The Accounting Standards by their very nature cannot and do not override the local regulations which govern the preparation and presentation of financial statements in the country. However, the ICAI will determine the extent of disclosure to be made in financial statements and the auditor's report thereon.

 

ICAI has made an announcement in respect of disclosures where a Court/Tribunal sanctions an accounting treatment different from what is required by an Accounting Standard.

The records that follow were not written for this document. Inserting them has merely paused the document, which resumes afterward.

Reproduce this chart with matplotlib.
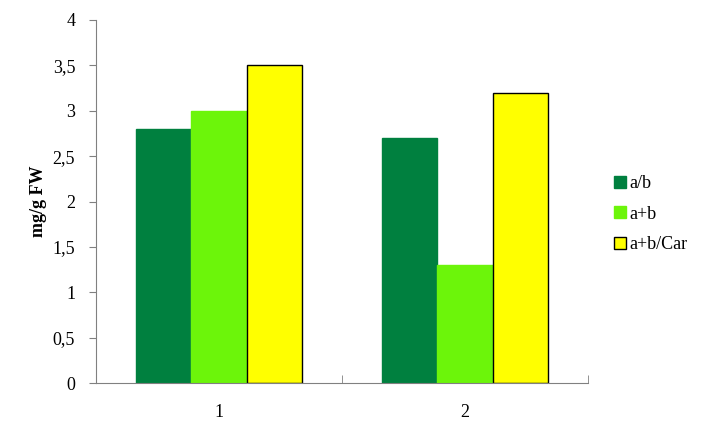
import numpy as np
import matplotlib.pyplot as plt

plt.rcParams['font.family'] = ['Liberation Serif', 'DejaVu Serif']

categories = ['1', '2']
series = ['a/b', 'a+b', 'a+b/Car']
values = [
    [2.8, 2.7],
    [3.0, 1.3],
    [3.5, 3.2],
]
colors = ['#00803F', '#6CF50A', '#FFFF00']
edges = ['#00803F', '#6CF50A', '#000000']
yticks = [0, 0.5, 1, 1.5, 2, 2.5, 3, 3.5, 4]
ytick_labels = ['0', '0,5', '1', '1,5', '2', '2,5', '3', '3,5', '4']

fig = plt.figure(figsize=(7.17, 4.29), dpi=100)
ax = fig.add_axes([96 / 717, 1 - 383 / 429, (588 - 96) / 717, (383 - 20) / 429])

x = np.arange(len(categories))
w = 0.224
for i, name in enumerate(series):
    ax.bar(x + (i - 1) * w, values[i], w, color=colors[i], edgecolor=edges[i],
           linewidth=1.0, label=name)

ax.set_xlim(-0.5, 1.5)
ax.set_ylim(0, 4)
ax.set_yticks(yticks)
ax.set_yticklabels(ytick_labels)
ax.set_xticks(x)
ax.set_xticklabels(categories)
ax.set_xticks([0.5, 1.5], minor=True)
ax.tick_params(axis='x', which='major', length=0, pad=15, labelsize=13)
ax.tick_params(axis='x', which='minor', direction='in', length=6, color='#808080')
ax.tick_params(axis='y', direction='out', length=5, color='#808080', pad=10, labelsize=13)

for s in ['top', 'right']:
    ax.spines[s].set_visible(False)
for s in ['left', 'bottom']:
    ax.spines[s].set_color('#808080')

ax.set_ylabel('mg/g FW', fontweight='bold', fontsize=13, labelpad=4)

handles = [plt.Line2D([], [], marker='s', linestyle='', markersize=8,
                      markerfacecolor=colors[i], markeredgecolor=edges[i] if i == 2 else colors[i])
           for i in range(3)]
fig.legend(handles, series, loc='upper left', bbox_to_anchor=(605 / 717, 1 - 166 / 429),
           frameon=False, fontsize=13, handlelength=0.7, handletextpad=0.15,
           labelspacing=0.75, borderpad=0)

fig.savefig('out.png', dpi=100)
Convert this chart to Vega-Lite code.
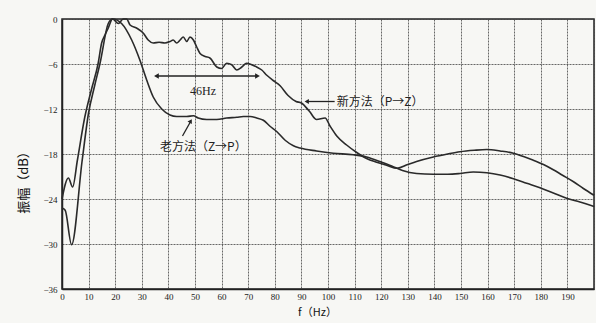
{
  "$schema": "https://vega.github.io/schema/vega-lite/v6.json",
  "width": 532,
  "height": 270,
  "autosize": {"type": "none"},
  "padding": {"left": 62, "top": 19, "right": 2, "bottom": 34},
  "background": "#f7f7f4",
  "config": {
    "view": {"stroke": "#222", "strokeWidth": 1.5},
    "axis": {
      "labelFont": "Liberation Serif",
      "labelFontSize": 9,
      "labelColor": "#222",
      "titleColor": "#111",
      "domainColor": "#222",
      "domainWidth": 1.5,
      "gridColor": "#444",
      "gridDash": [2, 1],
      "gridWidth": 1,
      "gridOpacity": 0.8,
      "ticks": false,
      "labelOverlap": false,
      "labelFlush": false
    }
  },
  "datasets": {
    "curves": [
      {"method": "new", "f": 0, "db": -24.0},
      {"method": "new", "f": 2.4, "db": -21.2},
      {"method": "new", "f": 4, "db": -22.4},
      {"method": "new", "f": 5.8, "db": -18.8},
      {"method": "new", "f": 8.5, "db": -13.2},
      {"method": "new", "f": 11, "db": -9.5},
      {"method": "new", "f": 13.6, "db": -5.9},
      {"method": "new", "f": 14.9, "db": -3.2},
      {"method": "new", "f": 16.2, "db": -2.1},
      {"method": "new", "f": 17.4, "db": -1.2},
      {"method": "new", "f": 19, "db": 0},
      {"method": "new", "f": 21.2, "db": -0.6},
      {"method": "new", "f": 23, "db": 0},
      {"method": "new", "f": 24.3, "db": 0},
      {"method": "new", "f": 25.6, "db": -0.8},
      {"method": "new", "f": 28, "db": -1.2},
      {"method": "new", "f": 30.6, "db": -1.9},
      {"method": "new", "f": 32.4, "db": -2.8},
      {"method": "new", "f": 34.3, "db": -3.2},
      {"method": "new", "f": 36.5, "db": -3.1},
      {"method": "new", "f": 38.7, "db": -3.2},
      {"method": "new", "f": 40.6, "db": -3.0},
      {"method": "new", "f": 41.8, "db": -2.8},
      {"method": "new", "f": 43.1, "db": -3.2},
      {"method": "new", "f": 44.4, "db": -2.8},
      {"method": "new", "f": 45.6, "db": -2.4},
      {"method": "new", "f": 46.9, "db": -3.0},
      {"method": "new", "f": 48.1, "db": -2.4},
      {"method": "new", "f": 49.4, "db": -2.8},
      {"method": "new", "f": 50.6, "db": -3.7},
      {"method": "new", "f": 51.9, "db": -4.6},
      {"method": "new", "f": 53.8, "db": -5.0},
      {"method": "new", "f": 55.6, "db": -5.2},
      {"method": "new", "f": 58.2, "db": -6.4},
      {"method": "new", "f": 60, "db": -6.6},
      {"method": "new", "f": 61.9, "db": -5.9},
      {"method": "new", "f": 63.8, "db": -6.1},
      {"method": "new", "f": 65.7, "db": -6.8},
      {"method": "new", "f": 67.6, "db": -6.4},
      {"method": "new", "f": 69.4, "db": -5.9},
      {"method": "new", "f": 71.3, "db": -6.1},
      {"method": "new", "f": 73.2, "db": -6.4},
      {"method": "new", "f": 75.1, "db": -6.8},
      {"method": "new", "f": 77, "db": -7.5},
      {"method": "new", "f": 79.4, "db": -8.2},
      {"method": "new", "f": 82, "db": -8.9},
      {"method": "new", "f": 85, "db": -10.2},
      {"method": "new", "f": 88, "db": -11.0},
      {"method": "new", "f": 90, "db": -11.2},
      {"method": "new", "f": 93, "db": -12.3},
      {"method": "new", "f": 95.7, "db": -13.4},
      {"method": "new", "f": 98.9, "db": -13.2},
      {"method": "new", "f": 100.8, "db": -14.3},
      {"method": "new", "f": 103.3, "db": -15.6},
      {"method": "new", "f": 107, "db": -16.8},
      {"method": "new", "f": 110.8, "db": -17.8},
      {"method": "new", "f": 114.5, "db": -18.6},
      {"method": "new", "f": 118.3, "db": -19.1},
      {"method": "new", "f": 122, "db": -19.5},
      {"method": "new", "f": 126, "db": -19.9},
      {"method": "new", "f": 130, "db": -19.4},
      {"method": "new", "f": 133.3, "db": -19.0},
      {"method": "new", "f": 139.6, "db": -18.4},
      {"method": "new", "f": 145, "db": -18.0},
      {"method": "new", "f": 149.6, "db": -17.7},
      {"method": "new", "f": 155, "db": -17.5},
      {"method": "new", "f": 159.7, "db": -17.4},
      {"method": "new", "f": 164.7, "db": -17.6},
      {"method": "new", "f": 169.7, "db": -17.9},
      {"method": "new", "f": 174, "db": -18.4},
      {"method": "new", "f": 177, "db": -18.8},
      {"method": "new", "f": 181, "db": -19.4},
      {"method": "new", "f": 184.7, "db": -20.1},
      {"method": "new", "f": 188, "db": -20.8},
      {"method": "new", "f": 192.3, "db": -21.7},
      {"method": "new", "f": 196, "db": -22.6},
      {"method": "new", "f": 200, "db": -23.5},
      {"method": "old", "f": 0, "db": -25.2},
      {"method": "old", "f": 1.2, "db": -25.5},
      {"method": "old", "f": 3.6, "db": -30.1},
      {"method": "old", "f": 7.6, "db": -18.8},
      {"method": "old", "f": 10, "db": -12.5},
      {"method": "old", "f": 12.2, "db": -9.0},
      {"method": "old", "f": 14.3, "db": -5.9},
      {"method": "old", "f": 17.4, "db": -0.6},
      {"method": "old", "f": 19, "db": 0},
      {"method": "old", "f": 22.4, "db": -0.6},
      {"method": "old", "f": 26.2, "db": -2.8},
      {"method": "old", "f": 29.3, "db": -5.5},
      {"method": "old", "f": 31.8, "db": -8.1},
      {"method": "old", "f": 34.3, "db": -10.4},
      {"method": "old", "f": 37.5, "db": -12.0},
      {"method": "old", "f": 40.6, "db": -12.8},
      {"method": "old", "f": 43.1, "db": -13.0},
      {"method": "old", "f": 46.9, "db": -13.0},
      {"method": "old", "f": 49.4, "db": -12.9},
      {"method": "old", "f": 51.2, "db": -13.2},
      {"method": "old", "f": 54.4, "db": -13.4},
      {"method": "old", "f": 58.2, "db": -13.4},
      {"method": "old", "f": 61.9, "db": -13.2},
      {"method": "old", "f": 65.7, "db": -13.1},
      {"method": "old", "f": 68.2, "db": -13.0},
      {"method": "old", "f": 70.7, "db": -13.0},
      {"method": "old", "f": 73.2, "db": -13.2},
      {"method": "old", "f": 75.7, "db": -13.5},
      {"method": "old", "f": 78.2, "db": -14.3},
      {"method": "old", "f": 80.7, "db": -15.0},
      {"method": "old", "f": 84, "db": -16.2},
      {"method": "old", "f": 87, "db": -16.9},
      {"method": "old", "f": 89.5, "db": -17.2},
      {"method": "old", "f": 95.7, "db": -17.6},
      {"method": "old", "f": 102, "db": -17.9},
      {"method": "old", "f": 109.5, "db": -18.1},
      {"method": "old", "f": 114.5, "db": -18.4},
      {"method": "old", "f": 119.5, "db": -19.0},
      {"method": "old", "f": 124.5, "db": -19.7},
      {"method": "old", "f": 128, "db": -20.2},
      {"method": "old", "f": 133.3, "db": -20.6},
      {"method": "old", "f": 139.6, "db": -20.7},
      {"method": "old", "f": 145, "db": -20.7},
      {"method": "old", "f": 149.6, "db": -20.6},
      {"method": "old", "f": 154.6, "db": -20.4},
      {"method": "old", "f": 159.7, "db": -20.5},
      {"method": "old", "f": 164.7, "db": -20.8},
      {"method": "old", "f": 169.7, "db": -21.3},
      {"method": "old", "f": 174.7, "db": -21.9},
      {"method": "old", "f": 179.7, "db": -22.5},
      {"method": "old", "f": 184.7, "db": -23.2},
      {"method": "old", "f": 189.7, "db": -23.9},
      {"method": "old", "f": 194.7, "db": -24.4},
      {"method": "old", "f": 200, "db": -25.0}
    ]
  },
  "layer": [
    {
      "data": {"name": "curves"},
      "mark": {"type": "line", "color": "#2a2a2a", "strokeWidth": 1.6, "interpolate": "monotone"},
      "encoding": {
        "x": {
          "field": "f", "type": "quantitative",
          "scale": {"domain": [0, 200], "nice": false},
          "axis": {
            "values": [0, 10, 20, 30, 40, 50, 60, 70, 80, 90, 100, 110, 120, 130, 140, 150, 160, 170, 180, 190, 200],
            "tickCount": 30,
            "labelExpr": "datum.value == 200 ? '' : datum.label",
            "labelPadding": 3,
            "title": "f（Hz）",
            "titleFont": "Noto Sans CJK SC",
            "titleFontSize": 11,
            "titleFontWeight": "normal",
            "titlePadding": 5,
            "titleX": 255,
            "grid": true
          }
        },
        "y": {
          "field": "db", "type": "quantitative",
          "scale": {"domain": [-36, 0], "nice": false},
          "axis": {
            "values": [-36, -30, -24, -18, -12, -6, 0],
            "labelPadding": 5,
            "title": "振幅（dB）",
            "titleFont": "Noto Sans CJK SC",
            "titleFontSize": 13,
            "titleFontWeight": "normal",
            "titlePadding": 12,
            "titleY": 160,
            "grid": true
          }
        },
        "detail": {"field": "method"}
      }
    },
    {
      "data": {"values": [{"f1": 35.5, "f2": 73.5, "db": -7.6}]},
      "mark": {"type": "rule", "color": "#222", "strokeWidth": 1.3},
      "encoding": {
        "x": {"field": "f1", "type": "quantitative"},
        "x2": {"field": "f2"},
        "y": {"field": "db", "type": "quantitative"}
      }
    },
    {
      "data": {"values": [{"f": 35.5, "db": -7.6}]},
      "mark": {"type": "point", "shape": "triangle-left", "filled": true, "color": "#222", "size": 30, "opacity": 1},
      "encoding": {"x": {"field": "f", "type": "quantitative"}, "y": {"field": "db", "type": "quantitative"}}
    },
    {
      "data": {"values": [{"f": 73.5, "db": -7.6}]},
      "mark": {"type": "point", "shape": "triangle-right", "filled": true, "color": "#222", "size": 30, "opacity": 1},
      "encoding": {"x": {"field": "f", "type": "quantitative"}, "y": {"field": "db", "type": "quantitative"}}
    },
    {
      "data": {"values": [{"f": 53, "db": -9.6, "label": "46Hz"}]},
      "mark": {"type": "text", "font": "Liberation Serif", "fontSize": 12, "color": "#222", "align": "center", "baseline": "middle"},
      "encoding": {"x": {"field": "f", "type": "quantitative"}, "y": {"field": "db", "type": "quantitative"}, "text": {"field": "label"}}
    },
    {
      "data": {"values": [{"f1": 92, "f2": 102.5, "db": -11.0}]},
      "mark": {"type": "rule", "color": "#222", "strokeWidth": 1.3},
      "encoding": {
        "x": {"field": "f1", "type": "quantitative"},
        "x2": {"field": "f2"},
        "y": {"field": "db", "type": "quantitative"}
      }
    },
    {
      "data": {"values": [{"f": 92, "db": -11.0}]},
      "mark": {"type": "point", "shape": "triangle-left", "filled": true, "color": "#222", "size": 25, "opacity": 1},
      "encoding": {"x": {"field": "f", "type": "quantitative"}, "y": {"field": "db", "type": "quantitative"}}
    },
    {
      "data": {"values": [{"f": 103.3, "db": -11.0, "label": "新方法（P→Z）"}]},
      "mark": {"type": "text", "font": "Noto Sans CJK SC", "fontSize": 12, "color": "#222", "align": "left", "baseline": "middle"},
      "encoding": {"x": {"field": "f", "type": "quantitative"}, "y": {"field": "db", "type": "quantitative"}, "text": {"field": "label"}}
    },
    {
      "data": {"values": [{"f1": 45.3, "d1": -15.6, "f2": 48.3, "d2": -13.7}]},
      "mark": {"type": "rule", "color": "#222", "strokeWidth": 1.3},
      "encoding": {
        "x": {"field": "f1", "type": "quantitative"},
        "y": {"field": "d1", "type": "quantitative"},
        "x2": {"field": "f2"},
        "y2": {"field": "d2"}
      }
    },
    {
      "data": {"values": [{"f": 48.4, "db": -13.6}]},
      "mark": {"type": "point", "shape": "triangle-up", "angle": 30, "filled": true, "color": "#222", "size": 25, "opacity": 1},
      "encoding": {"x": {"field": "f", "type": "quantitative"}, "y": {"field": "db", "type": "quantitative"}}
    },
    {
      "data": {"values": [{"f": 36.8, "db": -17.1, "label": "老方法（Z→P）"}]},
      "mark": {"type": "text", "font": "Noto Sans CJK SC", "fontSize": 12, "color": "#222", "align": "left", "baseline": "middle"},
      "encoding": {"x": {"field": "f", "type": "quantitative"}, "y": {"field": "db", "type": "quantitative"}, "text": {"field": "label"}}
    }
  ]
}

If an item in the financial statements of a Company is treated differently pursuant to an Order made by the Court/Tribunal, as compared to the treatment required by an Accounting Standard, following disclosures should be made in the financial statements of the year in which different treatment has been given:

         a description of the accounting treatment made along with the reason that the same has been adopted because of the Court/Tribunal Order

         description of the difference between the accounting treatment prescribed in the Accounting Standard and that followed by the Company

         the financial impact, if any, arising due to such a difference

It is recommended that the above disclosures should be made by enterprise other than companies also in similar situations.

What is the duty of Auditors in relation to Mandatory AS?

Answer:

The mandatory status of an Accounting Standard implies that while discharging their attest functions members of ICAI should ensure that mandatory accounting standards are implemented in the financial statements covered by their audit reports. In the event of any materi9al deviation from the Standards, it will be the duty of auditors to qualify such accounts so that users of financial statements are aware of such deviations. Under the Companies Act also, auditors are required to report if mandatory standards have been complied with in the preparation of financial statements.